Like so many of us, Helen Chen learned to cook at her mother's side. But few of us had a mother like Joyce Chen. Helen grew up in Cambridge, Massachusetts, where her mother prepared the authentic dishes of her native Shanghai and Beijing with the sort of regularity the rest of us came to expect of macaroni and cheese or meatloaf.

"I remember when I was little, watching my mother prepare meals for family and friends. I once wrote a list of my favorite Chinese dishes," Helen recalls, "I came up with 150 recipes. I do not have one or two favorites. All the dishes on the list are traditional and all are ones that I learned from my mother. That is what I love most about Chinese food: its variety. Taste, texture and color all come into play, as does personality and culture. I think this is what cooking is all about."

Soft spoken and intensely intelligent, Helen Chen was born in Shanghai and moved to the U.S. with her family while still a baby. Helen grew up, as she describes it, in a traditional Chinese-American household. "When I was young I wanted to be totally American," she remembers. "It wasn't until I was in high school that I realized how lucky I was to have two cultures."

Today, Helen Chen is a widely acknowledged expert in Chinese cooking. Besides her role as an educator and cookbook author, she also is a corporate spokesperson and business consultant to the house wares industry. In 2007 she created and developed a new line of Asian kitchenware under the brand name Helen’s Asian Kitchen®, expressly for Harold Import Company in New Jersey.
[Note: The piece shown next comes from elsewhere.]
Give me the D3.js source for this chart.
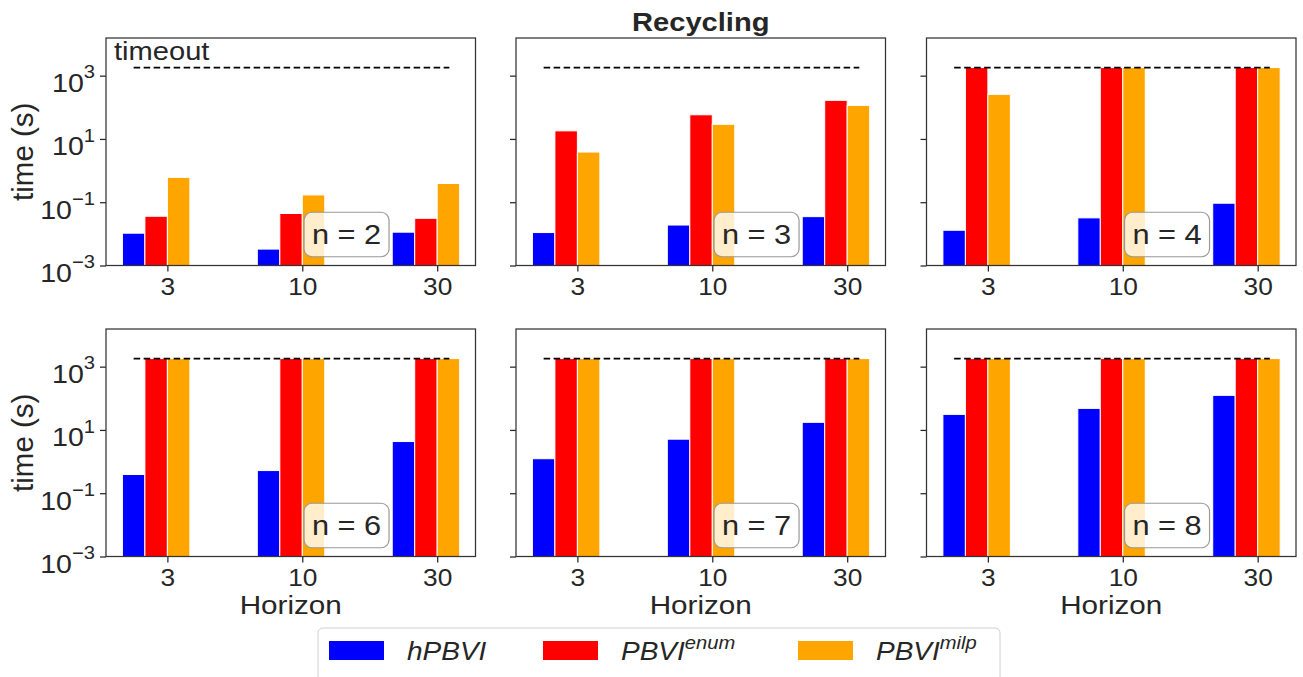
<!DOCTYPE html>
<html>
<head>
<meta charset="utf-8">
<script src="https://cdn.jsdelivr.net/npm/d3@7"></script>
<style>
  body { margin: 0; background: #fff; }
  text { font-family: "Liberation Sans", Arial, sans-serif; fill: #262626; }
</style>
</head>
<body>
<svg id="chart" width="1303" height="677"></svg>
<script>
// horizons on the x axis, one panel per problem size n
const horizons = ['3', '10', '30'];
const nValues = [2, 3, 4, 6, 7, 8];
const timeout = 1800;

// run times (s), one row per panel, one value per horizon
const hpbvi = [
  [0.0105, 0.0033, 0.0113],
  [0.011, 0.019, 0.035],
  [0.013, 0.032, 0.093],
  [0.39, 0.52, 4.3],
  [1.23, 5.1, 17.4],
  [31, 48, 124]
];
const pbviEnum = [
  [0.036, 0.044, 0.031],
  [18, 58, 166],
  [1800, 1800, 1800],
  [1800, 1800, 1800],
  [1800, 1800, 1800],
  [1800, 1800, 1800]
];
const pbviMilp = [
  [0.61, 0.17, 0.39],
  [3.85, 29, 115],
  [257, 1800, 1800],
  [1800, 1800, 1800],
  [1800, 1800, 1800],
  [1800, 1800, 1800]
];

const seriesNames = ['hPBVI', 'PBVI', 'PBVI'];
const seriesSups = ['', 'enum', 'milp'];
const colors = ['#0000ff', '#ff0000', '#ffa500'];
const yTicks = [1e-3, 1e-1, 1e1, 1e3];

const SX = 1.12; // text looks horizontally stretched in the source
const svg = d3.select('#chart');

const colLefts = [106, 516, 926.5];
const rowTops = [38, 329];
const w = 369.5, h = 227.5;

const x = d3.scaleLinear().domain([-0.455, 2.284]).range([0, w]);
const y = d3.scaleLog().domain([1e-3, Math.pow(10, 4.19)]).range([h, 0]);
const barW = x(1 / 6) - x(0);

function stretchText(g, tx, ty, str, size, opts = {}) {
  return g.append('text')
    .attr('transform', `translate(${tx},${ty}) scale(${SX},1)`)
    .attr('text-anchor', opts.anchor || 'start')
    .style('font-size', size + 'px')
    .style('font-weight', opts.weight || 'normal')
    .style('font-style', opts.style || 'normal')
    .text(str);
}

nValues.forEach((n, p) => {
  const col = p % 3, row = Math.floor(p / 3);
  const g = svg.append('g').attr('transform', `translate(${colLefts[col]},${rowTops[row]})`);
  const series = [hpbvi[p], pbviEnum[p], pbviMilp[p]];

  // bars
  series.forEach((vals, s) => {
    g.selectAll(null)
      .data(vals)
      .enter()
      .append('rect')
      .attr('x', (d, i) => x(i - 1 / 3 + s / 6))
      .attr('width', barW)
      .attr('y', d => y(d))
      .attr('height', d => y(1e-3) - y(d))
      .attr('fill', colors[s])
      .attr('stroke', '#fff')
      .attr('stroke-width', 1);
  });

  // timeout line
  g.append('line')
    .attr('x1', x(-0.25)).attr('x2', x(2.09))
    .attr('y1', y(timeout)).attr('y2', y(timeout))
    .attr('stroke', '#000').attr('stroke-width', 1.8)
    .attr('stroke-dasharray', '6.5,3.5');

  if (p === 0) stretchText(g, 8, 22, 'timeout', 26);

  // n label box
  const bx = 0.536 * w, by = 0.766 * h;
  g.append('rect')
    .attr('x', bx).attr('y', by).attr('width', 85).attr('height', 44.5)
    .attr('rx', 8)
    .attr('fill', '#fff').attr('fill-opacity', 0.8)
    .attr('stroke', '#999').attr('stroke-width', 1.2);
  stretchText(g, bx + 42.5, by + 32, `n = ${n}`, 27.5, { anchor: 'middle' });

  // axes
  const xAxis = g.append('g')
    .attr('transform', `translate(0,${h})`)
    .call(d3.axisBottom(x).tickValues([0, 1, 2]).tickFormat(i => horizons[i])
      .tickSize(6).tickPadding(7));
  xAxis.selectAll('text').style('font-size', '23.5px').attr('transform', `scale(${SX},1)`);

  const yAxis = g.append('g')
    .call(d3.axisLeft(y).tickValues(yTicks).tickFormat('').tickSize(6));

  if (col === 0) {
    yAxis.selectAll('.tick').each(function (d) {
      const t = d3.select(this).append('text')
        .attr('text-anchor', 'end')
        .attr('transform', `translate(-11,0) scale(${SX},1)`)
        .attr('fill', '#262626')
        .style('font-size', '25.5px');
      t.append('tspan').attr('dy', '0.62em').text('10');
      t.append('tspan').attr('dy', '-0.75em').style('font-size', '18px')
        .text(String(Math.round(Math.log10(d))).replace('-', '\u2212'));
    });
    svg.append('text')
      .attr('transform', `translate(33,${rowTops[row] + h / 2}) rotate(-90)`)
      .attr('text-anchor', 'middle')
      .style('font-size', '29.5px')
      .text('time (s)');
  }

  [xAxis, yAxis].forEach(a => {
    a.select('.domain').remove();
    a.selectAll('line').attr('stroke', '#262626').attr('stroke-width', 1.25);
  });

  g.append('rect')
    .attr('width', w).attr('height', h)
    .attr('fill', 'none').attr('stroke', '#333').attr('stroke-width', 1.25);

  if (row === 1) stretchText(g, w / 2, h + 57, 'Horizon', 26.5, { anchor: 'middle' });
});

stretchText(svg, colLefts[1] + w / 2, 31, 'Recycling', 26, { anchor: 'middle', weight: 'bold' });

// legend
const lg = svg.append('g');
lg.append('rect')
  .attr('x', 318).attr('y', 628).attr('width', 682).attr('height', 62)
  .attr('rx', 5).attr('fill', '#fff').attr('stroke', '#d0d0d0');
const legX = [329, 543, 798];
seriesNames.forEach((name, s) => {
  lg.append('rect')
    .attr('x', legX[s]).attr('y', 641).attr('width', 55).attr('height', 19)
    .attr('fill', colors[s]);
  const t = lg.append('text')
    .attr('transform', `translate(${legX[s] + 78},660) scale(${SX},1)`)
    .style('font-size', '25px').style('font-style', 'italic');
  t.append('tspan').text(name);
  if (seriesSups[s]) {
    t.append('tspan').attr('dy', '-0.6em').style('font-size', '18px').text(seriesSups[s]);
  }
});
</script>
</body>
</html>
Having been born in China and raised and educated in the United States, Helen brings the best of both worlds to her approach to the art of Chinese cuisine. She understands the needs of the American cook as only a native can, yet she is intimately knowledgeable in the culinary practices and philosophy of China.

In her active role as a teacher and educator, Helen teaches Chinese cuisine at Boston University; and, through the Anderson Foundation’s enrichment program ‘Cooking Up Culture’ she teaches Boston area school children from grades 1-12 about Chinese cuisine and culture. She also teaches Asian cuisine in numerous cooking schools across the country.

Helen has lectured to various professional and culinary organizations such as the International Association of Culinary Professionals, Boston University Seminars in the Arts and Culinary Arts, Oldways Preservations and Exchange Trust, Small Business Development Center, The Culinary Historians of Boston, Women Chefs and Restaurateurs and the Culinary Guild of New England. In addition, she conducts culinary tours of Boston’s Chinatown and is a frequent guest chef at cooking schools around the U.S.

Helen is the author of Helen Chen’s Chinese Home Cooking (Hearst Books, 1994), Peking Cuisine (Orion Books,1997) and Helen’s Asian Kitchen: Easy Chinese Stir-Fries (John Wiley & Sons, 2009). A second book in the Helen’s Asian Kitchen series, Helen’s Asian Kitchen: Easy Asian Noodles is scheduled for publication in January, 2010.